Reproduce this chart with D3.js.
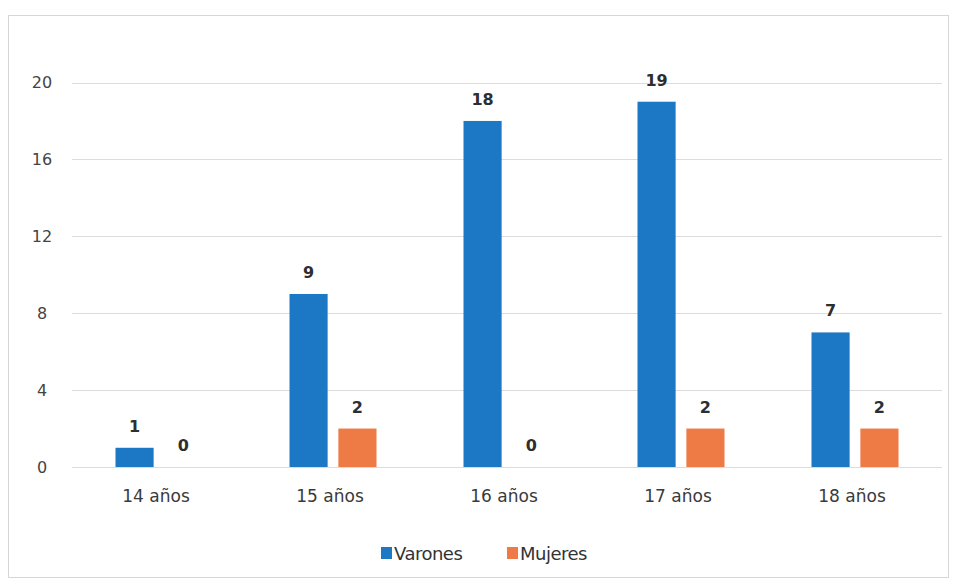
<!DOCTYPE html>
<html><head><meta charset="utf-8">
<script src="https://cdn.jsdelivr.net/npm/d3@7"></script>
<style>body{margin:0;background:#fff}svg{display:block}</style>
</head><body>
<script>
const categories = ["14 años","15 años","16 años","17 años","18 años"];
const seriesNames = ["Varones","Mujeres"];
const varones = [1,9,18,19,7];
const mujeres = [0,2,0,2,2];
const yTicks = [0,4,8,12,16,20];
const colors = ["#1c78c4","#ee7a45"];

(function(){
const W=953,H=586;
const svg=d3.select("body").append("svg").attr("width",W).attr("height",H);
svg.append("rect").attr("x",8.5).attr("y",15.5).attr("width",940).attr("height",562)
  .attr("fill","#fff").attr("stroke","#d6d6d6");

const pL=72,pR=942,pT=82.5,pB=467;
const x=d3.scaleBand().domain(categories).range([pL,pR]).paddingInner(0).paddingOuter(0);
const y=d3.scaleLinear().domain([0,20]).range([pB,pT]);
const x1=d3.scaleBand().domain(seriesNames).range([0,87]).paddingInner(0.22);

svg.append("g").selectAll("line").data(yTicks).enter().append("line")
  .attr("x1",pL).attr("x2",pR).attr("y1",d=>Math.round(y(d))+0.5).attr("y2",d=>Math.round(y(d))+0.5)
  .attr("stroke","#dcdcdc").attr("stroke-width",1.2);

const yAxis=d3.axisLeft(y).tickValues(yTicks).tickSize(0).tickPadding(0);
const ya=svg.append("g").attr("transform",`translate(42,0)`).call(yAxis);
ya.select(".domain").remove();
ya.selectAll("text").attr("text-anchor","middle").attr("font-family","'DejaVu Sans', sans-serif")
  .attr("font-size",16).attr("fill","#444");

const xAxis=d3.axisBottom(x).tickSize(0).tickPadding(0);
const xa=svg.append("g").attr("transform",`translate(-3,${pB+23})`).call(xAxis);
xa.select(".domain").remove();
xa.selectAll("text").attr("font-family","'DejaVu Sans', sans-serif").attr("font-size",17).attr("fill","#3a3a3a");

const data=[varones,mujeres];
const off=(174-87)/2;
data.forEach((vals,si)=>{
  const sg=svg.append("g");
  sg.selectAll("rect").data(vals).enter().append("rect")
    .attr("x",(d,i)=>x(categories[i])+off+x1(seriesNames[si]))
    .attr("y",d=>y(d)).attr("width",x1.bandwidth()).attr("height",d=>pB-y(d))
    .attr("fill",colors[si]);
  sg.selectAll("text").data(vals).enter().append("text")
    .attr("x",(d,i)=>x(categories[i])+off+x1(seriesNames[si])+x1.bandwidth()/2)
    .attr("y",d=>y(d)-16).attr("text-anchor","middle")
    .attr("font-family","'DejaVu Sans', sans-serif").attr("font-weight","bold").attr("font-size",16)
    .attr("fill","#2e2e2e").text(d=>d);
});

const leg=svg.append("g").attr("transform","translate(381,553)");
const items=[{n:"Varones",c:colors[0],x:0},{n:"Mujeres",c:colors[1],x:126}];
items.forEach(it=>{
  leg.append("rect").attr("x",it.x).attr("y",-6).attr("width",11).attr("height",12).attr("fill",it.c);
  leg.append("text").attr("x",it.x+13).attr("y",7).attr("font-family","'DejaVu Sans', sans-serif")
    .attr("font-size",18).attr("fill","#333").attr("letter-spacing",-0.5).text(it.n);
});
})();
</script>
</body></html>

========================================================================

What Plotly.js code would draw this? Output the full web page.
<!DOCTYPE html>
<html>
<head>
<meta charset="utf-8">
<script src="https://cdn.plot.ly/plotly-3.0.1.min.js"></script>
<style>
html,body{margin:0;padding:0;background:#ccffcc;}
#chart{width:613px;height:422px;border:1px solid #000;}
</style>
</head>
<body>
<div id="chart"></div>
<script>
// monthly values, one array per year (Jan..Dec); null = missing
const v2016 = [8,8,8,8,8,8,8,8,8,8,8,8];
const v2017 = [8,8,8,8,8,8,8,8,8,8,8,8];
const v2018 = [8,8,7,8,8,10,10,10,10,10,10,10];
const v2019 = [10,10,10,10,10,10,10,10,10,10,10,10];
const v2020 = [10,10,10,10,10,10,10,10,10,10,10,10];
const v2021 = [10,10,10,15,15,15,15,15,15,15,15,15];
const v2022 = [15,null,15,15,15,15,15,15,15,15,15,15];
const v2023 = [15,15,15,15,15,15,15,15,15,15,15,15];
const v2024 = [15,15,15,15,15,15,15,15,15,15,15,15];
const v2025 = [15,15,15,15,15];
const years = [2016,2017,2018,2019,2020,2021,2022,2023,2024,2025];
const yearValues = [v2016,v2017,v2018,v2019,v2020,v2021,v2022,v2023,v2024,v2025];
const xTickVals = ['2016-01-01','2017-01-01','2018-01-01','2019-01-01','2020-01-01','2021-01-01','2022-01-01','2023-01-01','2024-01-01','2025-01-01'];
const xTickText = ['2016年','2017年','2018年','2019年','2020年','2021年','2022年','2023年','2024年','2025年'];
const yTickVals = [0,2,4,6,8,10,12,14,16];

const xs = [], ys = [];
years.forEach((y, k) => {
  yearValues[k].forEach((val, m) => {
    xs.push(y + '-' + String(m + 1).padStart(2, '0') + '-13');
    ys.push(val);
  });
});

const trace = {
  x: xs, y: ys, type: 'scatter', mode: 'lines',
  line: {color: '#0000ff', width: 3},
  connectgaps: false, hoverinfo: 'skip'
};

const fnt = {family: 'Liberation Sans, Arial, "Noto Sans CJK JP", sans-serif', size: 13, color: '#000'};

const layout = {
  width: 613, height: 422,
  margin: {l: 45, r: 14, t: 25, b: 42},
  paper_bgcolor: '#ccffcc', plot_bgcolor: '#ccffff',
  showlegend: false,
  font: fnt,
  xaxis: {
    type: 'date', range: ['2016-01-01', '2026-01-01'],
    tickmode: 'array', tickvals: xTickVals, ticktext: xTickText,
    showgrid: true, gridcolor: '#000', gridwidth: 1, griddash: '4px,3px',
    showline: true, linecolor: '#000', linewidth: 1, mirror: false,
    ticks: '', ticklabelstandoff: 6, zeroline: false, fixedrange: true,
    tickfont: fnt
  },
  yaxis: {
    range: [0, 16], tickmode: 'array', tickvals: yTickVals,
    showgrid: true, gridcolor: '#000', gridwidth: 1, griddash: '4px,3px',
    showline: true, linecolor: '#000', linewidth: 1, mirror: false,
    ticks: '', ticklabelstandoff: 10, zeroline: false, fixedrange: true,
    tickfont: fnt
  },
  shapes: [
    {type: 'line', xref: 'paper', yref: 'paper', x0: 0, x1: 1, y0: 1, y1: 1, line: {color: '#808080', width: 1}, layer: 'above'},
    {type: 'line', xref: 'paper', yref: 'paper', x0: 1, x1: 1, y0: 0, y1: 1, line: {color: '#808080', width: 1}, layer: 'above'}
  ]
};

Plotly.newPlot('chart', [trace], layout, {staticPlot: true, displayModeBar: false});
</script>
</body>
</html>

========================================================================

_EXERCISE INSTRUCTIONS_
Only the lines from the one containing "What Plotly.js code" through the one containing "const yTickVals = [0,2,4,6,8,10,12,14,16];" are to be extracted, exactly as they appear, with both ends included.

_THE RESULT_
What Plotly.js code would draw this? Output the full web page.
<!DOCTYPE html>
<html>
<head>
<meta charset="utf-8">
<script src="https://cdn.plot.ly/plotly-3.0.1.min.js"></script>
<style>
html,body{margin:0;padding:0;background:#ccffcc;}
#chart{width:613px;height:422px;border:1px solid #000;}
</style>
</head>
<body>
<div id="chart"></div>
<script>
// monthly values, one array per year (Jan..Dec); null = missing
const v2016 = [8,8,8,8,8,8,8,8,8,8,8,8];
const v2017 = [8,8,8,8,8,8,8,8,8,8,8,8];
const v2018 = [8,8,7,8,8,10,10,10,10,10,10,10];
const v2019 = [10,10,10,10,10,10,10,10,10,10,10,10];
const v2020 = [10,10,10,10,10,10,10,10,10,10,10,10];
const v2021 = [10,10,10,15,15,15,15,15,15,15,15,15];
const v2022 = [15,null,15,15,15,15,15,15,15,15,15,15];
const v2023 = [15,15,15,15,15,15,15,15,15,15,15,15];
const v2024 = [15,15,15,15,15,15,15,15,15,15,15,15];
const v2025 = [15,15,15,15,15];
const years = [2016,2017,2018,2019,2020,2021,2022,2023,2024,2025];
const yearValues = [v2016,v2017,v2018,v2019,v2020,v2021,v2022,v2023,v2024,v2025];
const xTickVals = ['2016-01-01','2017-01-01','2018-01-01','2019-01-01','2020-01-01','2021-01-01','2022-01-01','2023-01-01','2024-01-01','2025-01-01'];
const xTickText = ['2016年','2017年','2018年','2019年','2020年','2021年','2022年','2023年','2024年','2025年'];
const yTickVals = [0,2,4,6,8,10,12,14,16];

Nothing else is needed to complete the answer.